Ammar erzielt Bestnoten und Tore
Der 14-jährige Ammar ging in Rafah in die sechste Klasse, als der Krieg über sein Leben hereinbrach. Nach der Evakuierung nach Bethlehem schaffte er es mit viel Fleiß und Unterstützung, den versäumten Unterrichtsstoff nachzuholen.
Immer hilfsbereit: Ammar geht seiner Betreuerin im Haushalt zur Hand. Foto: Lama Qattush
Der Junge besuchte ein Bildungszentrum und nahm am Förderprogramm während der Sommerferien teil. Ammar machte bemerkenswerte Fortschritte - und schließlich hielt er voller Stolz ein Zeugnis mit Bestnoten in seinen Händen. Dies gab ihm neues Selbstbewusstsein und half ihm, sich in sein neues Umfeld in Bethlehem einzuleben.
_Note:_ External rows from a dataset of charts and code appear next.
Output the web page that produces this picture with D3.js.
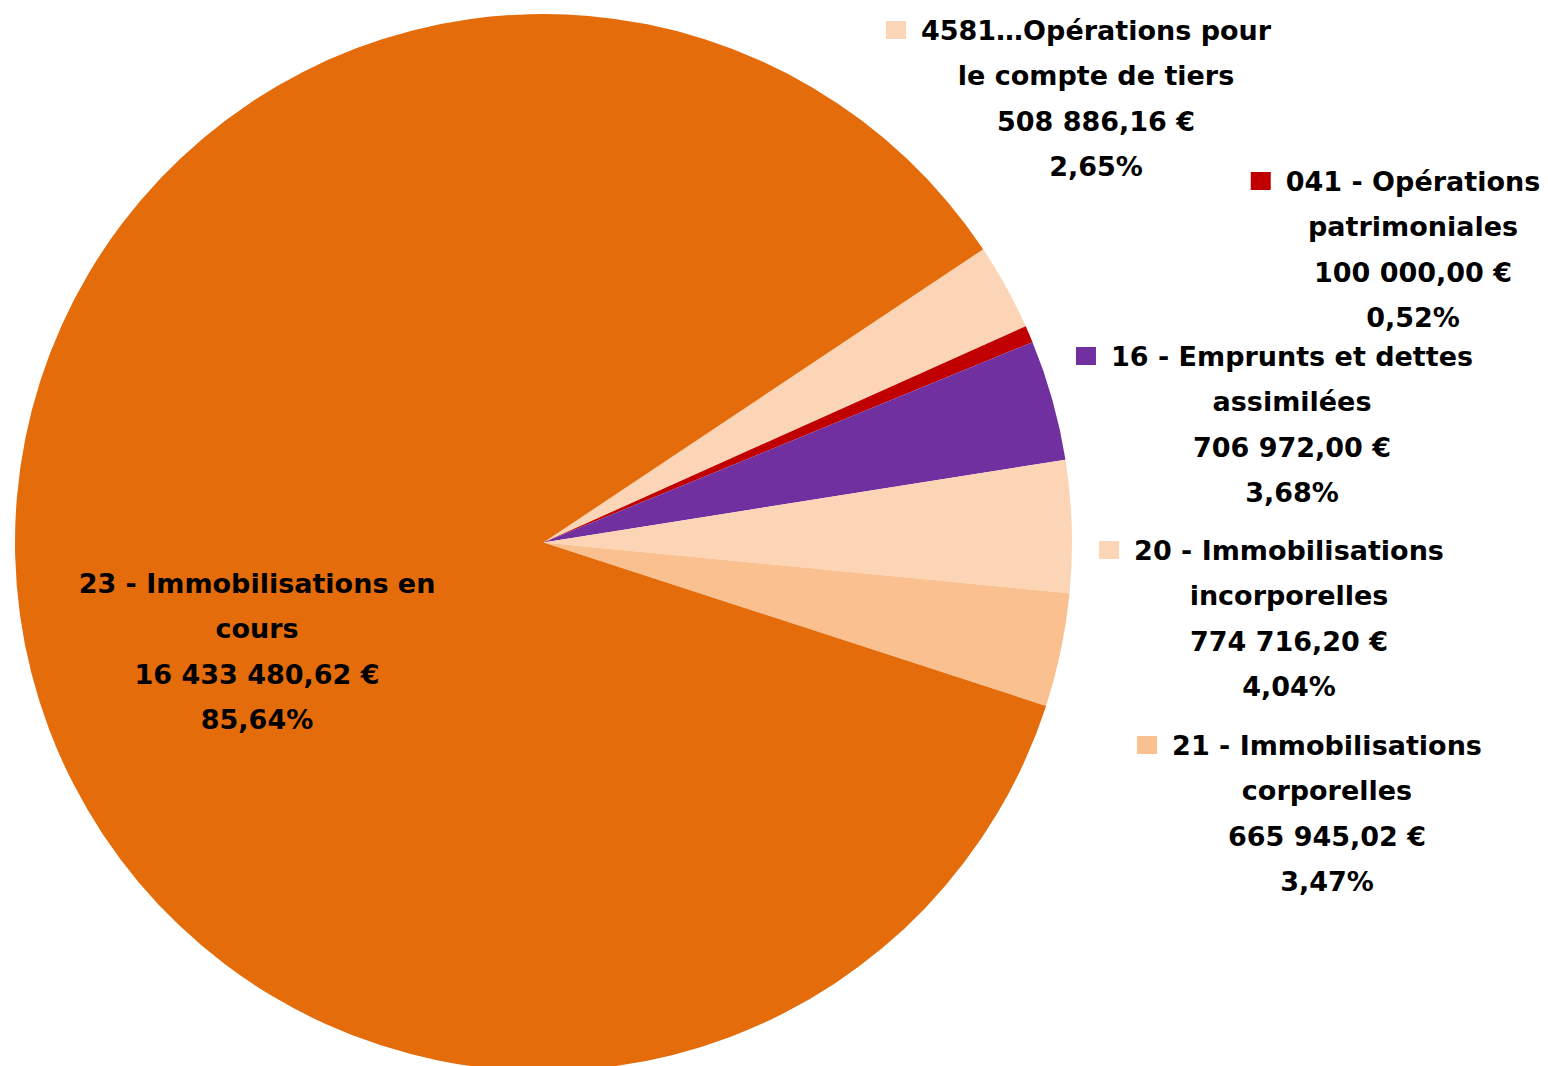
<!DOCTYPE html>
<html>
<head>
<meta charset="utf-8">
<script src="https://cdn.jsdelivr.net/npm/d3@7"></script>
<style>
  body { margin: 0; background: #fff; }
  svg { display: block; }
  text { font-family: "DejaVu Sans", sans-serif; font-weight: bold; font-size: 27px; fill: #000; }
</style>
</head>
<body>
<div class="chart"></div>
<script>
// data, in drawing order (clockwise)
const categories = [
  "4581…Opérations pour le compte de tiers",
  "041 - Opérations patrimoniales",
  "16 - Emprunts et dettes assimilées",
  "20 - Immobilisations incorporelles",
  "21 - Immobilisations corporelles",
  "23 - Immobilisations en cours"
];
const values = [508886.16, 100000.00, 706972.00, 774716.20, 665945.02, 16433480.62];
const labelLines = [
  ["4581…Opérations pour", "le compte de tiers"],
  ["041 - Opérations", "patrimoniales"],
  ["16 - Emprunts et dettes", "assimilées"],
  ["20 - Immobilisations", "incorporelles"],
  ["21 - Immobilisations", "corporelles"],
  ["23 - Immobilisations en", "cours"]
];
const colors = ["#FBD5B5", "#C00000", "#7030A0", "#FBD5B5", "#FAC090", "#E46C0A"];

// layout of the label blocks (center x, first line y), as placed by the original
const labelPos = [[1096, 30], [1413, 181], [1292, 356], [1289, 550], [1327, 745], [257, 583]];
const showKey = [true, true, true, true, true, false];

const width = 1548, height = 1066;
const cx = 543.5, cy = 542.5, radius = 528.5;
const lineH = 45.6;

const svg = d3.select(".chart").append("svg")
  .attr("width", width)
  .attr("height", height);

const total = d3.sum(values);
const startAngle = 56.3 * Math.PI / 180;

const pie = d3.pie()
  .sort(null)
  .value(d => d)
  .startAngle(startAngle)
  .endAngle(startAngle + 2 * Math.PI);

const arc = d3.arc().innerRadius(0).outerRadius(radius);

const g = svg.append("g").attr("transform", `translate(${cx},${cy})`);

g.selectAll("path")
  .data(pie(values))
  .join("path")
  .attr("d", arc)
  .attr("fill", (d, i) => colors[i]);

const euro = v => v.toLocaleString("fr-FR", { minimumFractionDigits: 2, maximumFractionDigits: 2 })
  .replace(/\u202f|\u00a0/g, " ") + " €";
const pct = v => (v / total * 100).toFixed(2).replace(".", ",") + "%";

const labels = svg.selectAll("g.label")
  .data(values)
  .join("g")
  .attr("class", "label")
  .attr("transform", (d, i) => `translate(${labelPos[i][0]},${labelPos[i][1]})`);

labels.each(function (v, i) {
  const lines = labelLines[i].concat([euro(v), pct(v)]);
  const sel = d3.select(this);
  const texts = sel.selectAll("text")
    .data(lines)
    .join("text")
    .attr("text-anchor", "middle")
    .attr("dominant-baseline", "central")
    .attr("x", 0)
    .attr("y", (d, j) => j * lineH)
    .text(d => d);

  if (showKey[i]) {
    const w = texts.node().getComputedTextLength();
    sel.append("rect")
      .attr("x", -w / 2 - 35)
      .attr("y", -9)
      .attr("width", 20)
      .attr("height", 18)
      .attr("fill", colors[i]);
  }
});
</script>
</body>
</html>
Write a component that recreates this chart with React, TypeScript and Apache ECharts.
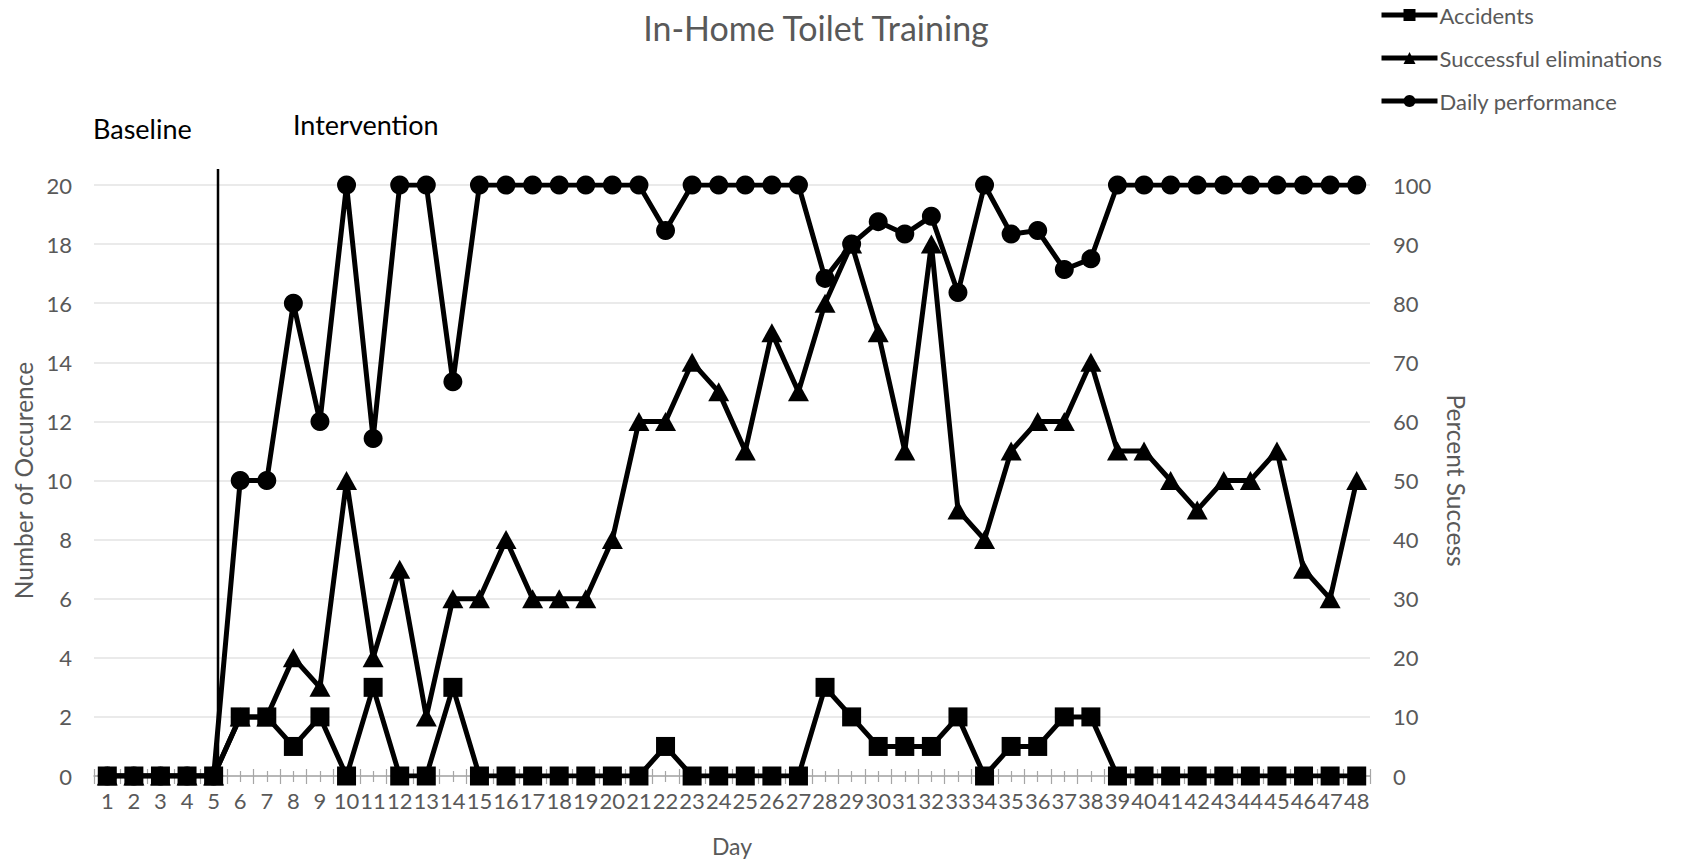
import React, { useEffect, useRef } from "react";
import * as echarts from "echarts";

const days = [
  "1", "2", "3", "4", "5", "6", "7", "8", "9", "10", "11", "12", "13", "14", "15", "16",
  "17", "18", "19", "20", "21", "22", "23", "24", "25", "26", "27", "28", "29", "30", "31", "32",
  "33", "34", "35", "36", "37", "38", "39", "40", "41", "42", "43", "44", "45", "46", "47", "48",
];

const accidents = [
  0, 0, 0, 0, 0, 2, 2, 1, 2, 0, 3, 0, 0, 3, 0, 0,
  0, 0, 0, 0, 0, 1, 0, 0, 0, 0, 0, 3, 2, 1, 1, 1,
  2, 0, 1, 1, 2, 2, 0, 0, 0, 0, 0, 0, 0, 0, 0, 0,
];

const successes = [
  0, 0, 0, 0, 0, 2, 2, 4, 3, 10, 4, 7, 2, 6, 6, 8,
  6, 6, 6, 8, 12, 12, 14, 13, 11, 15, 13, 16, 18, 15, 11, 18,
  9, 8, 11, 12, 12, 14, 11, 11, 10, 9, 10, 10, 11, 7, 6, 10,
];

const performance = [
  0, 0, 0, 0, 0, 50, 50, 80, 60, 100, 57.1, 100, 100, 66.7, 100, 100,
  100, 100, 100, 100, 100, 92.3, 100, 100, 100, 100, 100, 84.2, 90, 93.8, 91.7, 94.7,
  81.8, 100, 91.7, 92.3, 85.7, 87.5, 100, 100, 100, 100, 100, 100, 100, 100, 100, 100,
];

const leftTicks = { min: 0, max: 20, interval: 2 };
const rightTicks = { min: 0, max: 100, interval: 10 };

const FONT = "Lato";
const GRAY = "#595959";

export default function App() {
  const ref = useRef<HTMLDivElement>(null);

  useEffect(() => {
    document.body.style.margin = "0";
    document.body.style.overflow = "hidden";
    if (!ref.current) return;
    const chart = echarts.init(ref.current, null, { renderer: "svg" });

    const tickAxisBase = {
      type: "category" as const,
      data: days,
      position: "bottom" as const,
      boundaryGap: true,
      axisLine: { show: false },
      axisLabel: { show: false },
      splitLine: { show: false },
    };

    chart.setOption({
      animation: false,
      backgroundColor: "#ffffff",
      textStyle: { fontFamily: FONT },
      grid: { left: 94, right: 316, top: 185, bottom: 88, containLabel: false },
      legend: {
        orient: "vertical",
        left: 1374,
        top: -1,
        itemWidth: 56,
        itemHeight: 15,
        itemGap: 21,
        lineStyle: { width: 5, color: "#000" },
        textStyle: { fontSize: 22, color: GRAY, fontFamily: FONT, padding: [0, 0, 0, -3] },
        data: ["Accidents", "Successful eliminations", "Daily performance"],
      },
      xAxis: [
        {
          type: "category",
          data: days,
          boundaryGap: true,
          name: "Day",
          nameLocation: "middle",
          nameGap: 58,
          nameTextStyle: { fontSize: 23, color: GRAY, fontFamily: FONT },
          axisLine: { lineStyle: { color: "#a6a6a6", width: 1.5 } },
          axisTick: { show: false },
          axisLabel: { interval: 0, color: GRAY, fontSize: 22, margin: 13, fontFamily: FONT },
        },
        {
          ...tickAxisBase,
          offset: -7,
          axisTick: {
            show: true,
            interval: 0,
            alignWithLabel: false,
            length: 15,
            lineStyle: { color: "#a6a6a6", width: 1.2 },
          },
        },
        {
          ...tickAxisBase,
          offset: -5,
          axisTick: {
            show: true,
            interval: 0,
            alignWithLabel: true,
            length: 11,
            lineStyle: { color: "#a6a6a6", width: 1.2 },
          },
        },
      ],
      yAxis: [
        {
          type: "value",
          position: "left",
          ...leftTicks,
          name: "Number of Occurence",
          nameLocation: "middle",
          nameGap: 57,
          nameRotate: 90,
          nameTextStyle: { fontSize: 24.5, color: GRAY, fontFamily: FONT },
          axisLine: { show: false },
          axisTick: { show: false },
          axisLabel: { color: GRAY, fontSize: 22, margin: 22, fontFamily: FONT },
          splitLine: { lineStyle: { color: "#e3e3e3", width: 1.5 } },
        },
        {
          type: "value",
          position: "right",
          ...rightTicks,
          name: "Percent Success",
          nameLocation: "middle",
          nameGap: 74,
          nameRotate: -90,
          nameTextStyle: { fontSize: 24.5, color: GRAY, fontFamily: FONT },
          axisLine: { show: false },
          axisTick: { show: false },
          axisLabel: { color: GRAY, fontSize: 22, margin: 23, fontFamily: FONT },
          splitLine: { show: false },
        },
      ],
      series: [
        {
          name: "Accidents",
          type: "line",
          data: accidents,
          symbol: "rect",
          symbolSize: 19,
          z: 4,
          lineStyle: { color: "#000", width: 5 },
          itemStyle: { color: "#000" },
        },
        {
          name: "Successful eliminations",
          type: "line",
          data: successes,
          symbol: "triangle",
          symbolSize: [21, 19],
          z: 3,
          lineStyle: { color: "#000", width: 5 },
          itemStyle: { color: "#000" },
        },
        {
          name: "Daily performance",
          type: "line",
          yAxisIndex: 1,
          data: performance,
          symbol: "circle",
          symbolSize: 19,
          z: 2,
          lineStyle: { color: "#000", width: 5 },
          itemStyle: { color: "#000" },
        },
      ],
      graphic: [
        {
          type: "text",
          x: 816,
          y: 27,
          style: {
            text: "In-Home Toilet Training",
            fill: GRAY,
            font: `34px ${FONT}`,
            textAlign: "center",
            textVerticalAlign: "middle",
          },
        },
        {
          type: "text",
          x: 93,
          y: 128,
          style: {
            text: "Baseline",
            fill: "#000",
            font: `27px ${FONT}`,
            textAlign: "left",
            textVerticalAlign: "middle",
          },
        },
        {
          type: "text",
          x: 293,
          y: 124,
          style: {
            text: "Intervention",
            fill: "#000",
            font: `27px ${FONT}`,
            textAlign: "left",
            textVerticalAlign: "middle",
          },
        },
        {
          type: "line",
          shape: { x1: 218, y1: 169, x2: 218, y2: 776 },
          style: { stroke: "#000", lineWidth: 2.5 },
          z: 10,
        },
      ],
    });

    return () => chart.dispose();
  }, []);

  return <div ref={ref} style={{ width: 1686, height: 864 }} />;
}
Mama Kifah, Ammars Betreuerin, unterstützte ihn dabei und ermutigte den Jungen, einem Fußall-Verein beizutreten, wo er neue Freunde fand. Sie sagt: "Ich bin sehr stolz auf ihn. Er hilft mir bei der Hausarbeit und geht mir bei allem zur Hand."
Ruba findet im Englischkurs neue Freunde
Auch die 12-jährige Ruba kann stolz auf sich sein: Nach ihrer Ankunft in Bethlehem zeigte sie in der Schule großes Engagement. Ein Englisch-Förderkurs half ihr dabei, ihre Sprachkenntnisse zu verbessern und auch neue Freunde zu finden. Die sechste Klasse hat sie mit ausgezeichneten Noten in allen Fächern abgeschlossen.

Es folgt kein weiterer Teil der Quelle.